Kelsey came back to the present, the flashback so fast, so sharp, it felt surreal. This man, Con, had been nowhere in that flashback. She’d been lost in her thoughts and her anger, her gaze on her husband when those gun shots had exploded. Philip had died, and in the aftermath, she’d forgotten that the last words between them had been angry words. Her subconscious had buried that, until now.
“I’ve straightened out my life since then. I’ve done everything right. I even got married. ” Con continued on his rant, his voice rising, sounding more manic with each word. “I’m going to get into politics. And then there was that picture of you in the paper. Seriously, I’d thought they’d sent you to the nut house. You fucking lost it. I thought you were tucked away in crazy land. Then I see you aren’t. If you hadn’t let them do that article on you, this wouldn’t be happening. I’m entitled to live my life. It’s all your fault that I have to do this.”
Kelsey thought of Matthew and Steven and the life they could have together, the life they would have together. She thought of Ginny, who gave up her son rather than risk him near a man who’d been turning more and more violent.
And she thought about this jerk waving his gun, another loser telling her it wasn’t his fault, that somehow she was responsible for his mistakes. This jerk belonged to the past, and she was, by God, done with the past.
Up ahead the road curved, a long sweeping S-bend to the left. Beyond that, she knew, lay a slight rise, a small hill before a long, straight stretch. It was just there where he’d forced her off the road last Sunday.
Kelsey didn’t let herself think as her anger rose up, white hot, blinding. The gun swept the air in front of her face back, then forth as Con tried to focus on driving and keeping the weapon pointed at her.

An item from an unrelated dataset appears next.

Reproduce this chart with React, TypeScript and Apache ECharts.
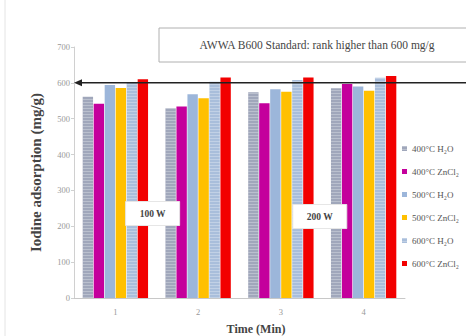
import React, { useEffect, useRef } from "react";
import * as echarts from "echarts";

const categories = ["1", "2", "3", "4"];
const seriesNames = ["400°C H₂O", "400°C ZnCl₂", "500°C H₂O", "500°C ZnCl₂", "600°C H₂O", "600°C ZnCl₂"];
const s400H2O = [561, 529, 574, 585];
const s400ZnCl2 = [542, 534, 543, 597];
const s500H2O = [594, 568, 582, 590];
const s500ZnCl2 = [586, 557, 575, 578];
const s600H2O = [601, 603, 608, 614];
const s600ZnCl2 = [610, 615, 615, 619];
const standardValue = 600;
const yTicks = [0, 100, 200, 300, 400, 500, 600, 700];
const xAxisTitle = "Time (Min)";

const colors = ["#a0a7bb", "#c4009c", "#9cb6da", "#ffc000", "#a9bedb", "#f20000"];
const patterned = [true, false, false, false, true, false];

export default function App() {
  const ref = useRef<HTMLDivElement>(null);
  useEffect(() => {
    if (!ref.current) return;
    const chart = echarts.init(ref.current, undefined, { renderer: "svg" });
    const data = [s400H2O, s400ZnCl2, s500H2O, s500ZnCl2, s600H2O, s600ZnCl2];
    const serif = "'Liberation Serif', 'Times New Roman', serif";
    chart.setOption({
      animation: false,
      backgroundColor: "#ffffff",
      grid: { left: 74, right: 61, top: 47, bottom: 38, containLabel: false },
      legend: {
        orient: "vertical",
        left: 402,
        top: 144,
        padding: 0,
        itemWidth: 5,
        itemHeight: 5,
        itemGap: 14,
        icon: "rect",
        textStyle: { fontFamily: serif, fontSize: 9, color: "#555" },
        data: seriesNames,
      },
      xAxis: {
        type: "category",
        data: categories,
        axisLine: { lineStyle: { color: "#c8c8c8" } },
        axisTick: { show: false },
        axisLabel: { fontFamily: serif, fontSize: 8.5, color: "#999", margin: 9 },
      },
      yAxis: {
        type: "value",
        min: 0,
        max: 700,
        interval: 100,
        name: "Iodine adsorption (mg/g)",
        nameLocation: "middle",
        nameGap: 31,
        nameTextStyle: { fontFamily: serif, fontSize: 15, fontWeight: "bold", color: "#444" },
        axisLine: { show: true, lineStyle: { color: "#d0d0d0" } },
        axisTick: { show: true, length: 3, lineStyle: { color: "#d0d0d0" } },
        splitLine: { show: false },
        axisLabel: { fontFamily: serif, fontSize: 8.5, color: "#999", margin: 4, customValues: yTicks } as any,
      },
      series: data.map((d, i) => ({
        name: seriesNames[i],
        type: "bar",
        data: d,
        barGap: "6%",
        barCategoryGap: "21%",
        itemStyle: {
          color: colors[i],
          decal: patterned[i]
            ? { symbol: "rect", dashArrayX: [1, 0], dashArrayY: [1, 2], rotation: 0, color: "rgba(255,255,255,0.28)" }
            : undefined,
        },
      })),
    });

    const yStd = chart.convertToPixel({ yAxisIndex: 0 }, standardValue) as number;
    const x0 = chart.convertToPixel({ xAxisIndex: 0 }, 0) as number;
    const x1 = chart.convertToPixel({ xAxisIndex: 0 }, 1) as number;
    const x2 = chart.convertToPixel({ xAxisIndex: 0 }, 2) as number;
    const band = x1 - x0;
    const leftEdge = x0 - band / 2;
    const yLab = chart.convertToPixel({ yAxisIndex: 0 }, 230) as number;

    const boxLabel = (cx: number, cy: number, text: string) => ({
      type: "group",
      children: [
        { type: "rect", shape: { x: cx - 27, y: cy - 12, width: 54, height: 24 }, style: { fill: "#fff", stroke: "#e6e6e6", lineWidth: 1 }, z: 10 },
        { type: "text", x: cx, y: cy, style: { text, fill: "#444", font: `bold 9.5px ${serif}`, align: "center", verticalAlign: "middle" }, z: 11 },
      ],
    });

    chart.setOption({
      graphic: [
        { type: "line", shape: { x1: 5, y1: 0, x2: 5, y2: 336 }, style: { stroke: "#e4e4e4", lineWidth: 1 } },
        { type: "line", shape: { x1: leftEdge + 6, y1: yStd, x2: 466, y2: yStd }, style: { stroke: "#222", lineWidth: 1.5 }, z: 20 },
        { type: "polygon", shape: { points: [[leftEdge, yStd], [leftEdge + 8, yStd - 3.5], [leftEdge + 8, yStd + 3.5]] }, style: { fill: "#222" }, z: 20 },
        {
          type: "rect",
          shape: { x: 159, y: 28, width: 320, height: 34 },
          style: { fill: "#fff", stroke: "#b0b0b0", lineWidth: 1 },
        },
        {
          type: "text",
          x: 317,
          y: 45,
          style: { text: "AWWA B600 Standard: rank higher than 600 mg/g", fill: "#444", font: `11.5px ${serif}`, align: "center", verticalAlign: "middle" },
        },
        {
          type: "text",
          x: 256,
          y: 329,
          style: { text: xAxisTitle, fill: "#444", font: `bold 12px ${serif}`, align: "center", verticalAlign: "middle" },
        },
        boxLabel(x0 + band * 0.45, yLab - 2, "100 W"),
        boxLabel(x2 + band * 0.47, yLab + 1, "200 W"),
      ],
    });
    return () => chart.dispose();
  }, []);
  return <div ref={ref} style={{ position: "fixed", left: 0, top: 0, width: 466, height: 336 }} />;
}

As soon as they crested the hill, Kelsey screamed and grabbed the hand with the gun in both of hers, slamming it hard against the dash over and over again.
“You crazy fucking bitch! Let go!”
He tried to fight her and the car. Kelsey didn’t let up, just kept banging his wrist against the dash.
The gun exploded, loud, sudden. The force of the recoil threw Kelsey against her seat and the gun into the back seat. The windshield shattered. Kelsey had turned her head but felt but felt sharp prickles on the side of her face.
Con screamed. “My eyes! My eyes!” Both hands covered his face.
Kelsey grabbed the steering wheel at the same time she shoved her foot down between Con’s legs and stomped down on the brake.
The car had nearly stopped when she turned the key off, grabbed it from the ignition, and threw it out through the hole where the windshield had been. It skittered off the hood.
Her fingers shook as she unfastened her seatbelt and got out of the car and ran. Her ears were still ringing from the gunshot when Steven’s Jeep roared up over the hill.
* * * *
She’d been crying and her face was dotted with blood, and he’d never seen anyone more beautiful in all his life.
He stood close to her while Uncle James assessed Kelsey’s injuries.
“I’m getting a little tired of seeing you in my clinic, young lady,” Dr. James said.
“I’m a little tired of seeing you, too,” Kelsey replied.
They both grinned.
Steven stood to the left of Kelsey, her hand folded into his, as Dr. James continued to apply ointment to the tiny cuts on the right side of her face.
Because he couldn’t resist, Steven leaned over and kissed the side of her face gently.
The door to the exam room burst open, and Matthew barreled through the door. His eyes swept her, head to toe.
“I’m okay, sweetheart,” Kelsey said.
“You’re a crazy woman,” Matthew asserted. He all but pushed Dr. James out of the way so that he could give her a hard, fast kiss. “And when we get home I’m seriously considering putting you across my knee and walloping your ass until it’s even redder than it was the other night. We told you to stay at the restaurant until one of us came to get you!” Then he stepped back and turned to Steven. “Did she tell you what she did to escape?”
Steven felt his blood run cold as Matthew relayed how Kelsey had escaped from an armed gunman.
“My God,” Steven said. “You are a crazy woman, and a walloping definitely sounds right.”
It didn’t appear their assessments or threats fazed her in the slightest. “But you guys still love me anyway, right?”
“Hell, yes.” Steven’s fervent declaration was echoed by his brother.
“I didn’t remember him,” Kelsey said as the doctor continued to work on her. “I finally remembered the rest of that day, which I’ve never done. Philip and I had fought. I was so angry my mind was full of our argument. I…I was considering divorce. I truly never even noticed that man.”